Self-Organizing Map (SOM) neural network

SOM [14] is a neural network with a number of nodes or neurons. Usually the configuration of these nodes is rectangular or hexagonal [15, 19]. The nodes have an associated vector of the same length of the input data. All nodes have initial random values and the reference vectors are adjusted during the training process. After the network is stable, these reference vectors are used to group the genes based on the closeness of the genes to the reference vectors.

During the training stage, the strength of the updating of the reference vectors depends on their distances to the winner vector, which is the closest vector to a randomly selected gene. The training length, the training rate, and the size of the updating neighborhood can be customized. Usually the training is performed in two phases: the first one is the ordering phase (strong training rate and large updating radius) and the last one is the fine-tuning phase (long training length with a weak training rate and a smaller radius).

The SOM clustering method is non-deterministic, owing to the random order in which genes are used to move the reference vectors. It is not sensitive to gene outliers (noises), because the effects of outliers can be counter-balanced or corrected through the input of other genes.
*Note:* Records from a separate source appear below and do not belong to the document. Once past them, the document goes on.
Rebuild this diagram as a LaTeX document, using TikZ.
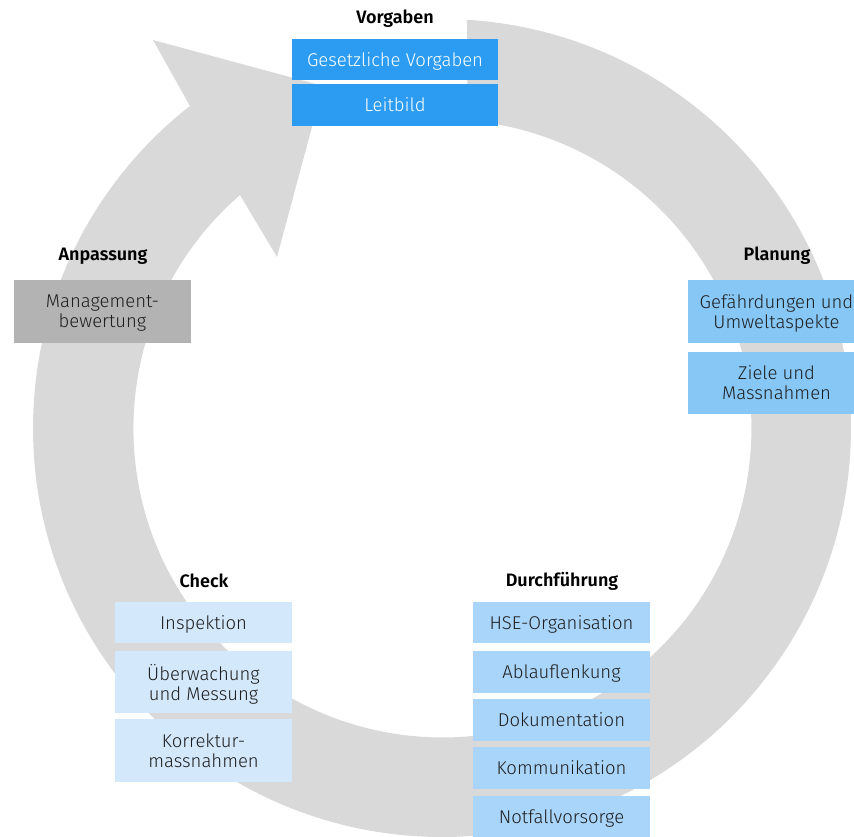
\documentclass[tikz,border=0pt]{standalone}
\usepackage{fontspec}
\setmainfont{Fira Sans}[UprightFont={* Light}, BoldFont={* SemiBold}]
\usepackage{tikz}
\definecolor{ringgrau}{HTML}{D9D9D9}
\definecolor{blaudunkel}{HTML}{2B9CF2}
\definecolor{blaumittel}{HTML}{86C7F6}
\definecolor{blauhell}{HTML}{A9D5FA}
\definecolor{blaublass}{HTML}{D3E8FB}
\definecolor{grau}{HTML}{B3B3B3}
\definecolor{schrift}{HTML}{1E1E1E}

\begin{document}
\begin{tikzpicture}[x=1pt,y=1pt,
titel/.style={font=\bfseries\fontsize{18}{20}\selectfont,text=black},
kasten/.style={rectangle,minimum width=177pt,minimum height=41pt,inner sep=0pt,align=center,
font=\fontsize{18.5}{20}\selectfont,text=schrift,text depth=-4pt},
]
\useasboundingbox (0,0) rectangle (854,-836);
% Kreislauf-Pfeil
\coordinate (mitte) at (442,-428);
\fill[ringgrau] (mitte) ++(86.5:409pt) arc[start angle=86.5,end angle=-231.95,radius=409pt]
 -- (153,-40) -- (323,-86) -- (277,-257) -- (240,-195)
 arc[start angle=-229.07,end angle=85.36,radius=309pt] -- cycle;
% Vorgaben
\node[titel](vorgaben) at (395,-19){Vorgaben};
\node[kasten,fill=blaudunkel,text=white,minimum width=206pt](gesetz) at (395,-59.5){Gesetzliche Vorgaben};
\node[kasten,fill=blaudunkel,text=white,minimum width=206pt,minimum height=42pt](leitbild) at (395,-105){Leitbild};
% Planung
\node[titel](planung) at (777,-256){Planung};
\node[kasten,fill=blaumittel,minimum height=63pt](gefahr) at (776.5,-311.5){Gefährdungen und\\Umweltaspekte};
\node[kasten,fill=blaumittel,minimum height=62pt](ziele) at (776.5,-383){Ziele und\\Massnahmen};
% Durchfuehrung
\node[titel](durch) at (562,-581){Durchführung};
\node[kasten,fill=blauhell](hse) at (561.5,-622.5){HSE-Organisation};
\node[kasten,fill=blauhell,minimum height=42pt](ablauf) at (561.5,-672){Ablauflenkung};
\node[kasten,fill=blauhell,minimum height=42pt](doku) at (561.5,-720){Dokumentation};
\node[kasten,fill=blauhell,minimum height=42pt](komm) at (561.5,-768){Kommunikation};
\node[kasten,fill=blauhell](notfall) at (561.5,-816.5){Notfallvorsorge};
% Check
\node[titel](check) at (204,-581){Check};
\node[kasten,fill=blaublass](inspektion) at (203.5,-622.5){Inspektion};
\node[kasten,fill=blaublass,minimum height=62pt](ueberw) at (203.5,-682){Überwachung\\und Messung};
\node[kasten,fill=blaublass,minimum height=63pt](korrektur) at (203.5,-750.5){Korrektur-\\massnahmen};
% Anpassung
\node[titel](anpassung) at (103,-256){Anpassung};
\node[kasten,fill=grau,minimum height=63pt](management) at (102.5,-311.5){Management-\\bewertung};
\end{tikzpicture}
\end{document}
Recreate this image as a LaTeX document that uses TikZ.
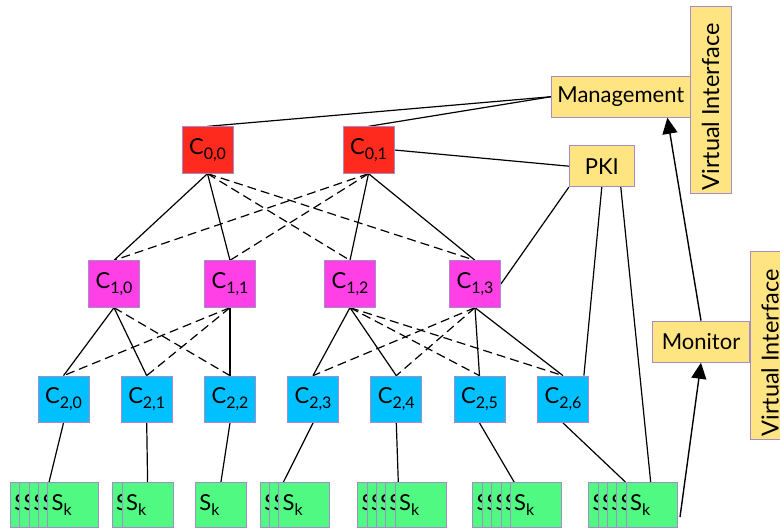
\documentclass[tikz,border=0pt]{standalone}
\usepackage{fontspec}
\setmainfont{Lato}
\usetikzlibrary{calc,arrows.meta,backgrounds}
\definecolor{cred}{RGB}{255,42,30}
\definecolor{cmag}{RGB}{255,64,230}
\definecolor{ccyan}{RGB}{0,192,255}
\definecolor{cgreen}{RGB}{80,250,130}
\definecolor{cyel}{RGB}{255,228,130}
\definecolor{cbord}{RGB}{165,140,200}
\newcommand{\Cl}[1]{C\raisebox{-0.45ex}{\fontsize{16}{16}\selectfont #1}}
\newcommand{\Sk}{S\raisebox{-0.45ex}{\fontsize{16}{16}\selectfont k}}
\tikzset{
  box/.style={draw=cbord, line width=0.8pt, inner sep=0pt, minimum width=51pt, minimum height=46.5pt, font=\fontsize{22}{26}\selectfont},
  lvlzero/.style={box, fill=cred},
  lvlone/.style={box, fill=cmag},
  lvltwo/.style={box, fill=ccyan},
  skbox/.style={draw=cbord, line width=0.8pt, fill=cgreen, anchor=west, minimum height=45pt, inner xsep=4pt, inner ysep=0pt, text width=43pt, align=left, font=\fontsize{22}{26}\selectfont},
  ybox/.style={draw=cbord, line width=0.8pt, fill=cyel, inner sep=0pt, font=\fontsize{22}{26}\selectfont},
  vtext/.style={rotate=90, font=\fontsize{23.5}{27}\selectfont, inner sep=0pt},
  sol/.style={line width=1.2pt},
  dsh/.style={line width=1.2pt, dash pattern=on 9pt off 5pt},
  arr/.style={line width=1.4pt, -{Triangle[length=16pt,width=15pt]}}
}
\begin{document}
\begin{tikzpicture}[x=1pt,y=-1pt]
\useasboundingbox (0,0) rectangle (780,529);
% level 0
\node[lvlzero] (c00) at (207.5,150) {\Cl{0,0}};
\node[lvlzero] (c01) at (368.5,150) {\Cl{0,1}};
% level 1
\node[lvlone] (c10) at (114,284) {\Cl{1,0}};
\node[lvlone] (c11) at (230,284) {\Cl{1,1}};
\node[lvlone] (c12) at (350,284) {\Cl{1,2}};
\node[lvlone] (c13) at (475,284) {\Cl{1,3}};
% level 2
\node[lvltwo] (c20) at (63.5,399.3) {\Cl{2,0}};
\node[lvltwo] (c21) at (146.7,399.3) {\Cl{2,1}};
\node[lvltwo] (c22) at (230,399.3) {\Cl{2,2}};
\node[lvltwo] (c23) at (313,399.3) {\Cl{2,3}};
\node[lvltwo] (c24) at (396.3,399.3) {\Cl{2,4}};
\node[lvltwo] (c25) at (479.5,399.3) {\Cl{2,5}};
\node[lvltwo] (c26) at (563,399.3) {\Cl{2,6}};
% S_k stacks
\foreach \l in {10,19.3,29.3,38.3} {\node[skbox] at (\l,505.2) {\Sk};}
\node[skbox] (s1) at (47.3,505.2) {\Sk};
\foreach \l in {111.7} {\node[skbox] at (\l,505.2) {\Sk};}
\node[skbox] (s2) at (121.7,505.2) {\Sk};
\node[skbox] (s3) at (195,505.2) {\Sk};
\foreach \l in {260,269.3} {\node[skbox] at (\l,505.2) {\Sk};}
\node[skbox] (s4) at (278.3,505.2) {\Sk};
\foreach \l in {357.3,366.7,375.7,385} {\node[skbox] at (\l,505.2) {\Sk};}
\node[skbox] (s5) at (394.7,505.2) {\Sk};
\foreach \l in {472.3,482.3,491.3,500.7} {\node[skbox] at (\l,505.2) {\Sk};}
\node[skbox] (s6) at (509.7,505.2) {\Sk};
\foreach \l in {588.3,597.7,607,616.3} {\node[skbox] at (\l,505.2) {\Sk};}
\node[skbox] (s7) at (625.7,505.2) {\Sk};
% yellow boxes
\node[ybox, minimum width=138.3pt, minimum height=41.3pt] (mgmt) at (620.8,96.7) {Management};
\node[ybox, minimum width=65pt, minimum height=41pt] (pki) at (601.8,166.2) {PKI};
\node[ybox, minimum width=96.6pt, minimum height=41.3pt] (mon) at (701,341.7) {Monitor};
\node[ybox, minimum width=41.7pt, minimum height=186.6pt] (vi1) at (710.8,100) {};
\node[vtext] (vt1) at (710.5,107) {Virtual Interface};
\node[ybox, minimum width=41.7pt, minimum height=187.3pt] (vi2) at (770.8,345.5) {};
\node[vtext] (vt2) at (770,353) {Virtual Interface};
\coordinate (src) at (680,517);
\begin{scope}[on background layer]
% top to management / PKI
\draw[sol] (c00.north) -- (mgmt.west);
\draw[sol] (c01.north) -- (mgmt.west);
\draw[sol] (c01.east) -- (pki.west);
\draw[sol] (pki.south west) -- (c13.east);
\draw[sol] (pki.south) -- ($(c26.north east)+(-5,0)$);
\draw[sol] ($(pki.south)+(19,0)$) -- ($(s7.north west)+(25,0)$);
% level 0 -> 1
\draw[sol] (c00.south) -- (c10.north);
\draw[sol] (c00.south) -- (c11.north);
\draw[dsh] (c00.south) -- (c12.north);
\draw[dsh] (c00.south) -- (c13.north);
\draw[sol] (c01.south) -- (c12.north);
\draw[sol] (c01.south) -- (c13.north);
\draw[dsh] (c01.south) -- (c10.north);
\draw[dsh] (c01.south) -- (c11.north);
% level 1 -> 2
\draw[sol] (c10.south) -- (c20.north);
\draw[sol] (c10.south) -- (c21.north);
\draw[dsh] (c10.south) -- (c22.north);
\draw[sol] (c11.south) -- (c22.north);
\draw[dsh] (c11.south) -- (c20.north);
\draw[dsh] (c11.south) -- (c21.north);
\draw[sol] (c12.south) -- (c23.north);
\draw[sol] (c12.south) -- (c24.north);
\draw[dsh] (c12.south) -- (c25.north);
\draw[dsh] (c12.south) -- (c26.north);
\draw[sol] (c13.south) -- (c25.north);
\draw[sol] (c13.south) -- (c26.north);
\draw[dsh] (c13.south) -- (c23.north);
\draw[dsh] (c13.south) -- (c24.north);
% level 2 -> S_k
\draw[sol] (c20.south) -- ($(s1.north west)+(1.7,0)$);
\draw[sol] (c21.south) -- (s2.north);
\draw[sol] (c22.south) -- (s3.north);
\draw[sol] (c23.south) -- ($(s4.north west)+(5,0)$);
\draw[sol] (c24.south) -- ($(s5.north west)+(3.6,0)$);
\draw[sol] (c25.south) -- ($(s6.north west)+(4.6,0)$);
\draw[sol] (c26.south) -- ($(s7.north west)+(0,0)$);
\end{scope}
% arrows
\draw[arr] (src) -- (mon.south);
\draw[arr] (mon.north) -- ($(mgmt.south east)+(-23,0)$);
\end{tikzpicture}
\end{document}
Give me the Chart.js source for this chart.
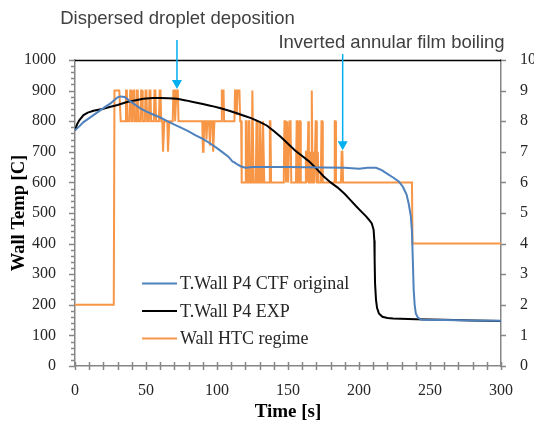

Once the configuration for partitions of the decision space is chosen, the number of clusters is determined and is fixed during the rest of clustering process. The k-means clustering methods also have a fixed, pre-determined number of clusters at the beginning. However, the Self-Organizing Map method is different in that the cluster centres are restricted to lie in a one or two-dimensional manifold (the decision space).

Self-Organizing Tree Algorithm (SOTA)

Contrary to the HC methods, which are agglomerative clustering methods, the Self-Organizing Tree Algorithm is a divisive (top-down) clustering method [7, 16, 20]. It starts the clustering process with a binary tree consisting of a root node with two leaves, each of which represents one cluster. The self-organizing process then grows the tree by converting the leaf with the largest resources into a node and attaching two new leaves to it. The resource value for each cluster is defined as the mean value of the distances between the cluster and the genes associated with it.

The Self-Organizing Tree Algorithm combines the tree structure of hierarchy clustering methods and the neural network structure of Self-Organizing Maps for adjusting the cluster vectors. Similar to the SOM algorithm, the SOTA [7] algorithm is non-deterministic and not sensitive to gene outliers (noises). The topology of the clusters is a binary tree, which is similar to that of the hierarchical algorithm except that the number of clusters can only grow. Furthermore, the number of clusters can be customized using the SOTA method by stopping the self-organizing tree growth process after a specific number of loops. Therefore, the SOTA algorithm is more flexible than the HC method and SOM.